__DATASET SECTION__.

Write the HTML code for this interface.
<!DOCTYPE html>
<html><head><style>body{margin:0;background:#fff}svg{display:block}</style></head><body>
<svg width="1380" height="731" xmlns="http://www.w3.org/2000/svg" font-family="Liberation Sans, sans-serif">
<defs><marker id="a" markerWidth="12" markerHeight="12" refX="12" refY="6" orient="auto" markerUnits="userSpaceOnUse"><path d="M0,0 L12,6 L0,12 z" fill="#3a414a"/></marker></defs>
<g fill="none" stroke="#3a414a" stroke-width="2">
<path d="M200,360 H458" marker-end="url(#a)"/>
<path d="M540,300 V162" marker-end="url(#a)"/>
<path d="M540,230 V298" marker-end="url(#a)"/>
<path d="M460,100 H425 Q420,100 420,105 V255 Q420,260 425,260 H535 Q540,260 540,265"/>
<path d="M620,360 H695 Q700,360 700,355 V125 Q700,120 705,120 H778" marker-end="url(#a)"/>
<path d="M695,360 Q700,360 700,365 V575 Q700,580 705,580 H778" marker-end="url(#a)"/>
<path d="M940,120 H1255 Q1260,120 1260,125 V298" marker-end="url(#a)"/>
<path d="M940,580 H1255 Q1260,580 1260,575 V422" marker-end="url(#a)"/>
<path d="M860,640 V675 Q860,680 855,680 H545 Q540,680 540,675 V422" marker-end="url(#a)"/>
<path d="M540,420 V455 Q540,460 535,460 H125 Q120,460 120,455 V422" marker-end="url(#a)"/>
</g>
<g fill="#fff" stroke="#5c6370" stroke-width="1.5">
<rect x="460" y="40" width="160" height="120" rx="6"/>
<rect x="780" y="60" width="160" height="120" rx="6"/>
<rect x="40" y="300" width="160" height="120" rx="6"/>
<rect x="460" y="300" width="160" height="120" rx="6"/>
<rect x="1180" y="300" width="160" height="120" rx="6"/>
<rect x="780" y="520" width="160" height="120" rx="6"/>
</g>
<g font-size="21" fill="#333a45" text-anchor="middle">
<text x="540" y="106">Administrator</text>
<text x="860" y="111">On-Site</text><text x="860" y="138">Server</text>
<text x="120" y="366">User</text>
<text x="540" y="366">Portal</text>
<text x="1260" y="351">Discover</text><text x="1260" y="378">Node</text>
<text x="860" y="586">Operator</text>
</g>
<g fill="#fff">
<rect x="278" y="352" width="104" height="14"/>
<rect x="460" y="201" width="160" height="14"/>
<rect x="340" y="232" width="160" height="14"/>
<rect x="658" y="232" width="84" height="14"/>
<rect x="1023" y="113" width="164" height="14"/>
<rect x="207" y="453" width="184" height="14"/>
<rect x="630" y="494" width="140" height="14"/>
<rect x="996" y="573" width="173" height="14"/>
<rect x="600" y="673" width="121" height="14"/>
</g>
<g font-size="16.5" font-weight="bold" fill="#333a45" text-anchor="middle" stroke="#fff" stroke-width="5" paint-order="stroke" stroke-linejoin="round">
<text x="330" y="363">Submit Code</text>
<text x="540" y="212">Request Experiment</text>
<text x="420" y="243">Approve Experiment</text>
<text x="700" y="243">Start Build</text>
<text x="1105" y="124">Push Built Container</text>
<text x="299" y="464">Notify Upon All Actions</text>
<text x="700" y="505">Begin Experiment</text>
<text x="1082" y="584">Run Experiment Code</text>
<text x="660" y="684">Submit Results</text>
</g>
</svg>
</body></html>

__PROBLEM TO SOLVE__. Transcribe every line of the data, exactly as it stands.

__EXERCISE ANSWER__.
Write the HTML code for this interface.
<!DOCTYPE html>
<html><head><style>body{margin:0;background:#fff}svg{display:block}</style></head><body>
<svg width="1380" height="731" xmlns="http://www.w3.org/2000/svg" font-family="Liberation Sans, sans-serif">
<defs><marker id="a" markerWidth="12" markerHeight="12" refX="12" refY="6" orient="auto" markerUnits="userSpaceOnUse"><path d="M0,0 L12,6 L0,12 z" fill="#3a414a"/></marker></defs>
<g fill="none" stroke="#3a414a" stroke-width="2">
<path d="M200,360 H458" marker-end="url(#a)"/>
<path d="M540,300 V162" marker-end="url(#a)"/>
<path d="M540,230 V298" marker-end="url(#a)"/>
<path d="M460,100 H425 Q420,100 420,105 V255 Q420,260 425,260 H535 Q540,260 540,265"/>
<path d="M620,360 H695 Q700,360 700,355 V125 Q700,120 705,120 H778" marker-end="url(#a)"/>
<path d="M695,360 Q700,360 700,365 V575 Q700,580 705,580 H778" marker-end="url(#a)"/>
<path d="M940,120 H1255 Q1260,120 1260,125 V298" marker-end="url(#a)"/>
<path d="M940,580 H1255 Q1260,580 1260,575 V422" marker-end="url(#a)"/>
<path d="M860,640 V675 Q860,680 855,680 H545 Q540,680 540,675 V422" marker-end="url(#a)"/>
<path d="M540,420 V455 Q540,460 535,460 H125 Q120,460 120,455 V422" marker-end="url(#a)"/>
</g>
<g fill="#fff" stroke="#5c6370" stroke-width="1.5">
<rect x="460" y="40" width="160" height="120" rx="6"/>
<rect x="780" y="60" width="160" height="120" rx="6"/>
<rect x="40" y="300" width="160" height="120" rx="6"/>
<rect x="460" y="300" width="160" height="120" rx="6"/>
<rect x="1180" y="300" width="160" height="120" rx="6"/>
<rect x="780" y="520" width="160" height="120" rx="6"/>
</g>
<g font-size="21" fill="#333a45" text-anchor="middle">
<text x="540" y="106">Administrator</text>
<text x="860" y="111">On-Site</text><text x="860" y="138">Server</text>
<text x="120" y="366">User</text>
<text x="540" y="366">Portal</text>
<text x="1260" y="351">Discover</text><text x="1260" y="378">Node</text>
<text x="860" y="586">Operator</text>
</g>
<g fill="#fff">
<rect x="278" y="352" width="104" height="14"/>
<rect x="460" y="201" width="160" height="14"/>
<rect x="340" y="232" width="160" height="14"/>
<rect x="658" y="232" width="84" height="14"/>
<rect x="1023" y="113" width="164" height="14"/>
<rect x="207" y="453" width="184" height="14"/>
<rect x="630" y="494" width="140" height="14"/>
<rect x="996" y="573" width="173" height="14"/>
<rect x="600" y="673" width="121" height="14"/>
</g>
<g font-size="16.5" font-weight="bold" fill="#333a45" text-anchor="middle" stroke="#fff" stroke-width="5" paint-order="stroke" stroke-linejoin="round">
<text x="330" y="363">Submit Code</text>
<text x="540" y="212">Request Experiment</text>
<text x="420" y="243">Approve Experiment</text>
<text x="700" y="243">Start Build</text>
<text x="1105" y="124">Push Built Container</text>
<text x="299" y="464">Notify Upon All Actions</text>
<text x="700" y="505">Begin Experiment</text>
<text x="1082" y="584">Run Experiment Code</text>
<text x="660" y="684">Submit Results</text>
</g>
</svg>
</body></html>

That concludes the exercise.